7)ジョン朝原氏の最終のゴールは藤田田の後継社長であった

 日本マクドナルドは、1972年に米国マクドナルド・コーポレーションと藤田田(当初は第一屋製パン25%、藤田田25%であったが)が20年契約で作った合弁会社であり、契約更新はないものであった。(1990年ころ急に契約が30年に延長となった。これは日本の江の島店を世界5000号記念展として1980年代に開店した際に、まだ元気だったレイクロックが来日し、その際藤田田氏が直談判で獲得した)ということは1992年から2000年ころには、米国マクドナルド・コーポレーションが100%所有する子会社となり、藤田田の後継者を育成していなくてはならなかった。これがジョン朝原の最大の使命であり目標であったのだ。
 ジョン朝原が来日して最初の任務は、店舗を運営する店長の育成であり、次が複数店舗を管理するスーパーバイザーの育成であった。そして3番目に育成したのが、スーパーバイザーを統括する運営部長であった。その任務に抜擢したのが川村龍平氏であった。

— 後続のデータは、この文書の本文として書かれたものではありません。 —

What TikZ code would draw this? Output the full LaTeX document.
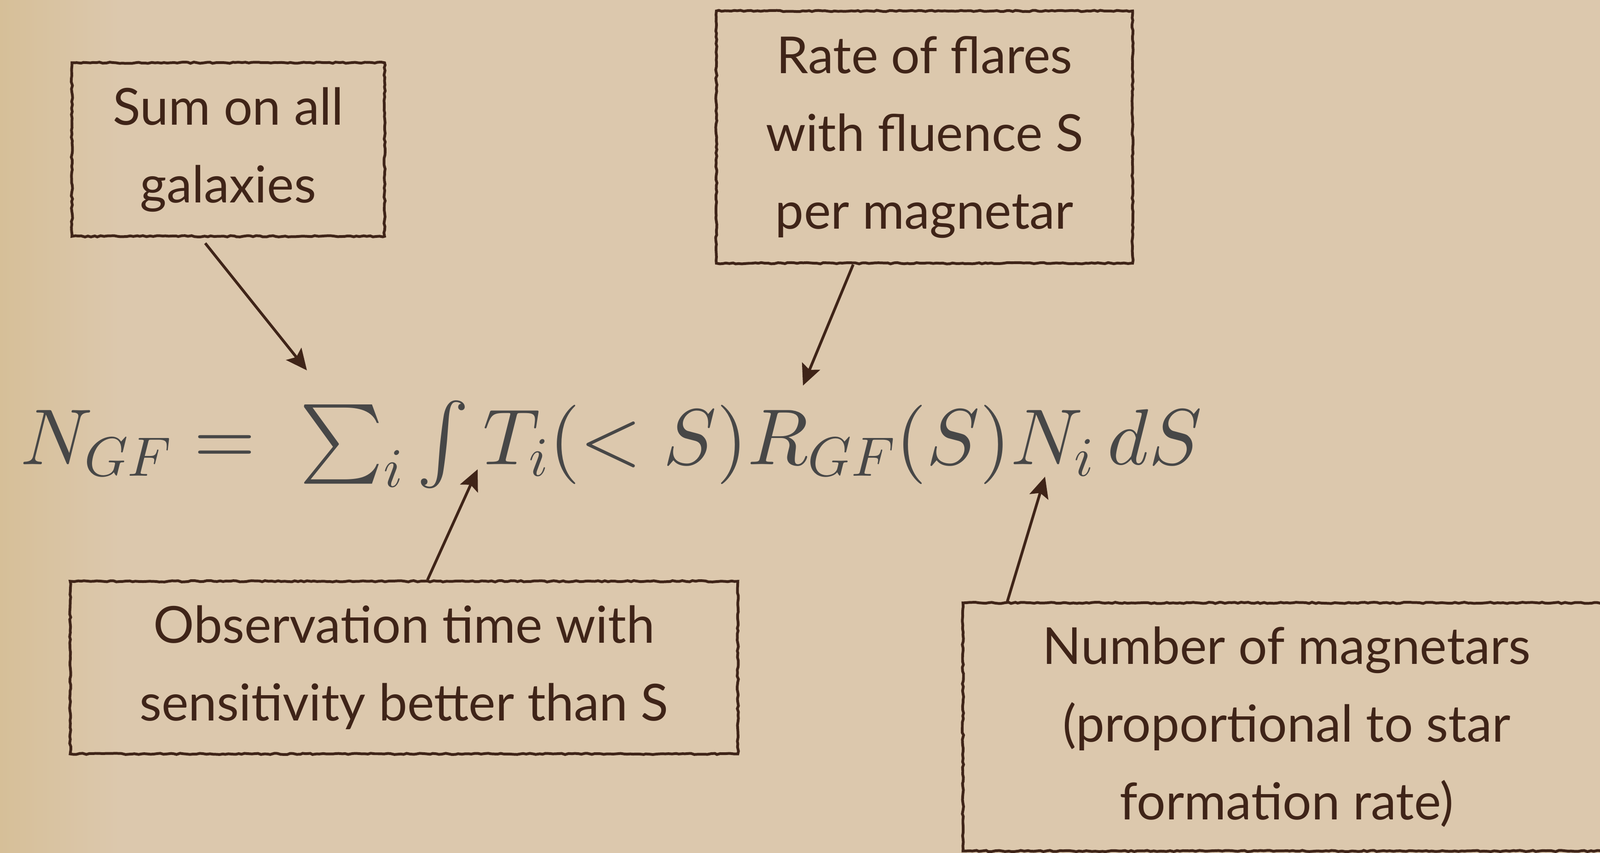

川村龍平氏は最初のスーパーバイザーを経て、最初の運営部長に就任した。口数が少ないが信念を持った聡明な指導者であった。
 ジョン朝原の次の仕事は、店舗運営部や本社の組織作りだった。川村龍平氏を東京の本社に運営部長としておいて、運営部の組織づくりと、本社他部への人材供給、本社の組織づくりを上記のように行った。
 ジョン朝原が参考にしたのは米国の組織であった。米国マクドナルド・コーポレーションのCEOになるのには店舗経験が必要不可欠だった。店舗経験とは、店長、スーパーバイザー、統括スーパーバイザー、フィールドコンサルタント(フランチャイジーのスーパーバイザー)、運営部長のステップであり、最後の経営者としてのキャリアとして地区本部長を経験することであった。
 地区本部長とは、スーパーバイザー(部下に6-7人の直営店長を持ち)、統括スーパーバイザー(6-7名のスパーバイザーを管理)、フィールドコンサルタント(十数名のフランチャイジーを管理)、運営部長(2-3名の統括スーパバイザー、直営店舗100-150店舗程度)、合計で300から500店舗の管理だ。
 スーパーバイザー、統括スーパーバイザー、フィールドコンサルタント、運営部長と地区本部単位で損益計算書が作成され、厳しく利益管理を競わせる。
地区部長は既存店舗の管理はもちろん新規店舗の出店と既存店の改装、人材採用とトレーニング、売り上げ促進の地区広告宣伝計画を担う。